Records supplied

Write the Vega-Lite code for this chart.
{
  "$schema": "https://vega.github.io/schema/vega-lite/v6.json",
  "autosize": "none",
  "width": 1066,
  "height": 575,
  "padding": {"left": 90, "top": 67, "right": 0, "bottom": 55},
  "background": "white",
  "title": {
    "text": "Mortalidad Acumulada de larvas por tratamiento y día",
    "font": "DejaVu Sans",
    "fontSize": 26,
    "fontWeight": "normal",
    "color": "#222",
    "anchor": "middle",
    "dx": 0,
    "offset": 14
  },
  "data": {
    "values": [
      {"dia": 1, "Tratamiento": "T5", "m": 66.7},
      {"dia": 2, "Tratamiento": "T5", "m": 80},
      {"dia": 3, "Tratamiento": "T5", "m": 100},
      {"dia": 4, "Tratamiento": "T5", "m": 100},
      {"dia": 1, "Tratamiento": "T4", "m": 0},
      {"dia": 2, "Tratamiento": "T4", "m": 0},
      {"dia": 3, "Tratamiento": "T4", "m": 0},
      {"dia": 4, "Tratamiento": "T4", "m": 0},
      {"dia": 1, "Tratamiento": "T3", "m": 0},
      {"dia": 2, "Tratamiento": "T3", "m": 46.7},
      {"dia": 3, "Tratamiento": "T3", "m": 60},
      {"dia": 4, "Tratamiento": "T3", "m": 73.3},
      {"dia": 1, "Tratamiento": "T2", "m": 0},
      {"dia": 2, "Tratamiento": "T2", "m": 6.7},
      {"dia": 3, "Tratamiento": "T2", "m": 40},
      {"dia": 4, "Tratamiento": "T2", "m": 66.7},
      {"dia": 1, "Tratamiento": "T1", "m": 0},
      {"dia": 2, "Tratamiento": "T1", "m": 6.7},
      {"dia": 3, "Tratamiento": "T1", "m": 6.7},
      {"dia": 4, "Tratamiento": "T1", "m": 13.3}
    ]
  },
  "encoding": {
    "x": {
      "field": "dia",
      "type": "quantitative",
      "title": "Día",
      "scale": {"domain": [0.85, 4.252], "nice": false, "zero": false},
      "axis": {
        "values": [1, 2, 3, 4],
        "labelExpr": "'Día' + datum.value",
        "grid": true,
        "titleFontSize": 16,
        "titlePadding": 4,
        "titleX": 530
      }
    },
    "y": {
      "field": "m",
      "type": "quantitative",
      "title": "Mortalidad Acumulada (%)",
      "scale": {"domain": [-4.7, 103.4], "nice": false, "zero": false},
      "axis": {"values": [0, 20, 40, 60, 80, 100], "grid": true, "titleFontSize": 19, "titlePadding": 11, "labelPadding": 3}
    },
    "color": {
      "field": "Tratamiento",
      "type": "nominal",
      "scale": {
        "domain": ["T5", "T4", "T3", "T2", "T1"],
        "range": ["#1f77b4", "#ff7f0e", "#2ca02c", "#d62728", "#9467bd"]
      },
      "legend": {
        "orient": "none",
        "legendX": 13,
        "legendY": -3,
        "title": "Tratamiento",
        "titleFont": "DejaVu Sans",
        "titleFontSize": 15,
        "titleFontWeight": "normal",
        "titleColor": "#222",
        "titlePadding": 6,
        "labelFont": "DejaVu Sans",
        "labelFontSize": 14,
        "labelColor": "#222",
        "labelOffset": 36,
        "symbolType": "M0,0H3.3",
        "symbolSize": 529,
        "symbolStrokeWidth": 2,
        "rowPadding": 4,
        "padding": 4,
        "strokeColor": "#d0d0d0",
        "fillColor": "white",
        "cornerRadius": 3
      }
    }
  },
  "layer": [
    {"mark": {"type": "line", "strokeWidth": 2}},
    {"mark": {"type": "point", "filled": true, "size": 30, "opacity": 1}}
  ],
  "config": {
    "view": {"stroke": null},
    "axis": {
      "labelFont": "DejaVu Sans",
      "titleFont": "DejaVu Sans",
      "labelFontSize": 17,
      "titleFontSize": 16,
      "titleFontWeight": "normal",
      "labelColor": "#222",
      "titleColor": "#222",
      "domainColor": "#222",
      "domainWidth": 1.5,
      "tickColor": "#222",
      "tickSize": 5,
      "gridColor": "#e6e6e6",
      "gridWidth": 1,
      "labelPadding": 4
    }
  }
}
* * *
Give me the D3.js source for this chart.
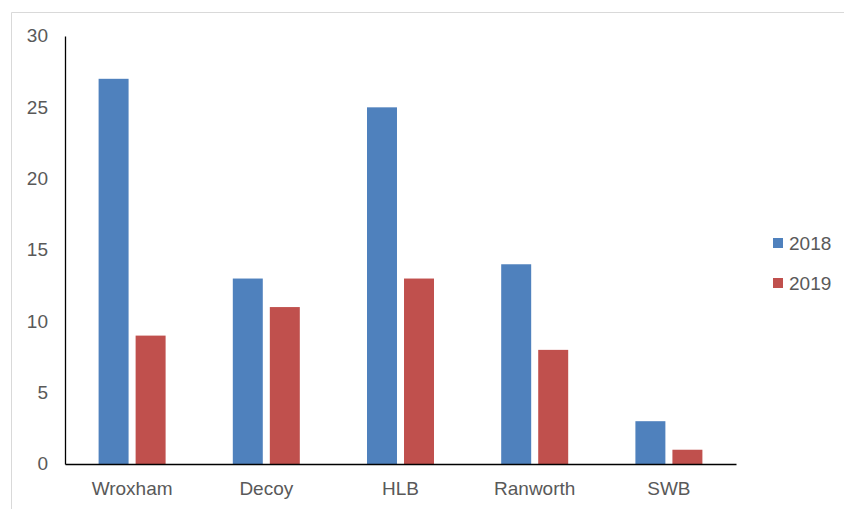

Your task
Out of the records, collect only those lines that contain the string "this".

Task result
Write the Vega-Lite code for this chart.
Give me the D3.js source for this chart.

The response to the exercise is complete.